A. Les contextes de l’identité antillaise dans les romans

Dans l’ouvrage Esthétique et théorie du roman, Mikhaïl Bakhtine distingue le foisonnement des structures sociales dans le roman, leur révélation préparatoire impose au texte une cohérence culturelle : « le roman est le genre constitué en contact avec la réalité, il se construit dans une zone de contact avec la société contemporaine. » 78 En représentant la réalité, Maryse Condé et Simone Schwarz-Bart n’offrent pas non plus le portrait de la société, mais un tableau allusif, dans lequel les personnages peints retrouvent leurs racines identitaires, voilà la sensation que dégagent les romans. La société invraisemblable, retracée par les auteurs, notamment dans Traversée de la Mangrove, Les derniers rois mages et Pluie et vent…, n’adoucit pas les aspirations des protagonistes. A l’image de Télumée et Francis Sancher, les personnages découvrent l’étrangeté de leur propre milieu. Ce paradoxe est fondateur de l’identité créole et même de la poétique créole, revendiquée par Jean Bernabé, Patrick Chamoiseau et Raphaël Confiant, les fondateurs de Eloge de la créolité.
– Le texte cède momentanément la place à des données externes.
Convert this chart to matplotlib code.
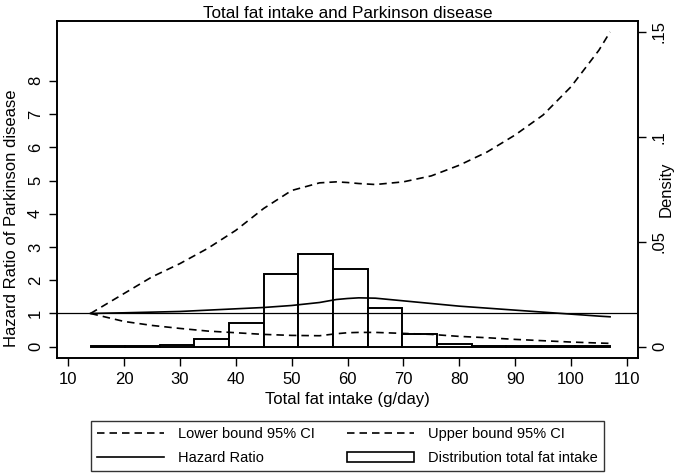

Pour ces auteurs, « la thématique de l’existence » 79 est la stratégie narrative qui affirme l’identité créole, tout événement en rapport avec la société mérite d’être évoqué dans l’art du roman :

Traversée de la Mangrove de Maryse Condé et Pluie et Vent…de Simone Schwarz-Bart, textes fondateurs de la créolité, ont été publiés avant Eloge de la créolité. Les auteurs y ont conté malgré cela le quotidien antillais, le conflit des héritages, l’obsession de l’identité et les rapports humains, qui résument la thématique de l’existence, exaltée et louée déjà par ces auteurs « créolophones » ou « créolistes ». Le miroitement qui fait voir la société, et rappelle l’identité créole, s’articule selon trois repères : d’abord les auteurs arrangent les romans dans le contexte de l’île, chaîne géographique et sociale, quoique Ti Jean L’Horizon, Un plat de porc… et Desirada franchissent le milieu insulaire. Les intrigues dévoilent ensuite le cadre de la famille, contexte révélateur, et première structure de la société. Les contextes de la filiation 80 et de l’altérité 81 , démontrent, enfin, le drame psychologique. Qu’importe que les personnages soient courageux, ils existent comme victimes du conflit permanent, vécu par la sorcière Tituba dans Moi, Tituba sorcière…, ou comme les figures de la révolte, revendiquée par Reynalda, quand elle est étouffée jusqu’au bout par sa propre famille dans Desirada. Le sujet de l’identité se situerait donc dans une double perspective de rejet et d’acceptation ; le comportement de Francis Sancher dans Traversée de la Mangrove en est une illustration : incapable de vivre en harmonie avec les habitants de Rivière au Sel, Francis Sancher rejette leurs habitudes, dissimule sa vraie personnalité, mais accepte, tout de même, de fréquenter de manière équivoque et audacieuse les femmes du village, Dinah, Mira, Vilma l’indienne du lieu. La condition de ce héros obscur est angoissante, l’homme est à la fois repoussé et aimé, affectueux et haï. Maryse Condé aurait reconduit la même idée, d’un roman à l’autre, de Traversée de la Mangrove à Desirada. Reynalda abandonne le terroir natal, en rejetant le milieu familial ; et Francis Sancher niera tout, jusqu’à ses origines parentales et culturelles. On sait dans les deux situations que les personnages cherchent, avec amertume, à fonder une identité propre.

Notes
78.

Mikhaïl Bakhtine, Esthétique et théorie du roman, Paris, Gallimard, 1978, p. 78.

79.

Jean Bernabé, Patrick Chamoiseau et Raphaël Confiant, Eloge de la créolité, op. cit., p. 33.

80.

Dans le sens juridique du terme, la filiation est le lien qui unit un enfant à ses parents. Ce lien peut-être établi par le sang, la loi ou par jugement d’adoption. Nous avons utilisé ce concept pour l’analyse des liens familiaux et leurs rapports à l’identité dans les romans de notre corpus.

81.

L’altérité peut-être brièvement définie comme le rapport à autrui. C’est aussi la découverte d’un « autre moi ». Le terme permettra d’analyser le complexe culturel, la vision de l’Autre et l’image de soi dans la psychologie des personnages romanesques.